A moving average is a mathematical attempt to smooth fluctuations in price. It is the mean average of a price field (in this case, the close) over a given period. This is the sum of the prices over the period divided by the number of samples in the study. Each day the average is re-calculated using the same number of observations by adding one new reading and deleting the first reading for the period. Hence, the average is moving. This study is used to compare current values with one or more smoothed values. This is a moving average crossover study, which displays averages based on three intervals of your choice.
To add moving averages to any price series, simply make a chart of the desired commodity contract, stock or index, click the "Indicator" button on the toolbar, and select "Moving Average."
Alternately, pull down the Chart menu, click "Study Toolbar" and select "Moving Average."
1st Period, 2nd Period and 3rd Period:
Prompts for moving average parameters will immediately be added to UA's "Select Study" screen. The user-defined parameters are the three moving average intervals, defined as the 1st Period, 2nd Period and 3rd Period, respectively. If fewer than three averages are desired, you must repeat a period value in the unused text box(es).
The default parameters are for 5-, 10- and 15-day moving averages, as used in the following example:
Interpretation:
A rising moving average is associated with a rising market and a falling moving average is associated with a falling market.

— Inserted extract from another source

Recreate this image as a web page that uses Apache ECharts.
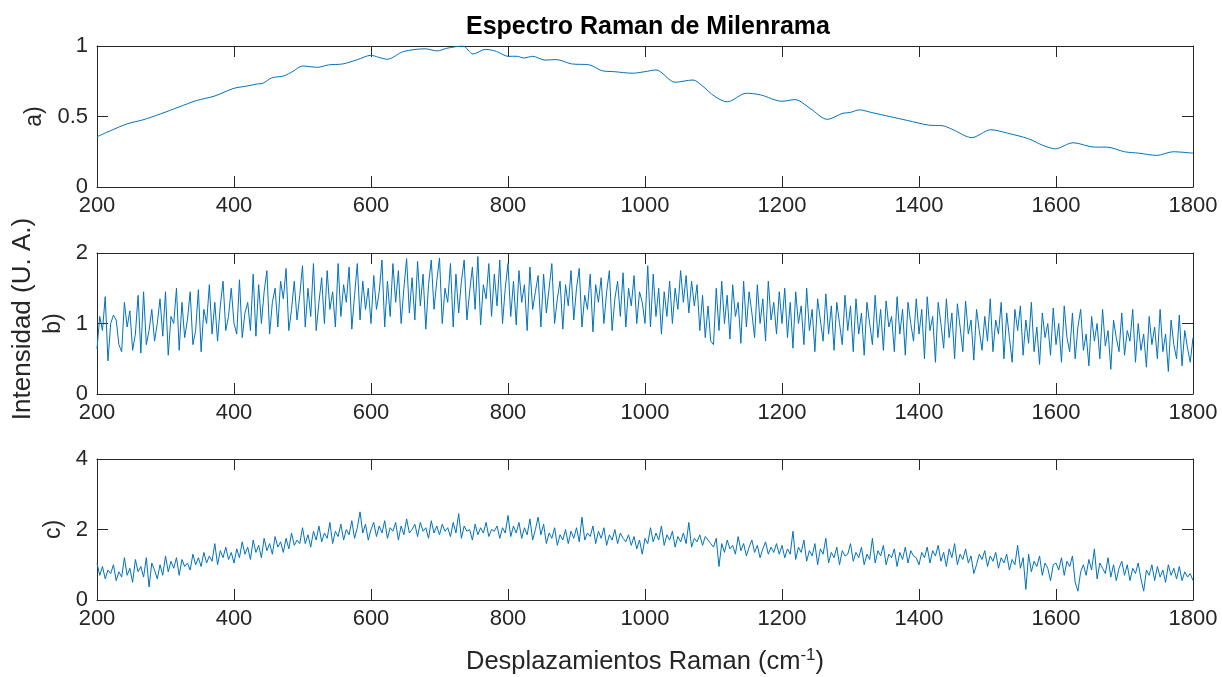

Since moving averages lag behind the market, some trend-followers buy when price rises above the moving average and sell when price falls below the moving average.
Other traders use multiple moving averages to generate trading signals from dual or triple-average crossovers. Buy signals occur when the shorter moving average crosses over the longer moving average. Sell signals require the reverse. Moving average crossover dynamics explain hindsight momentum changes in the market studied.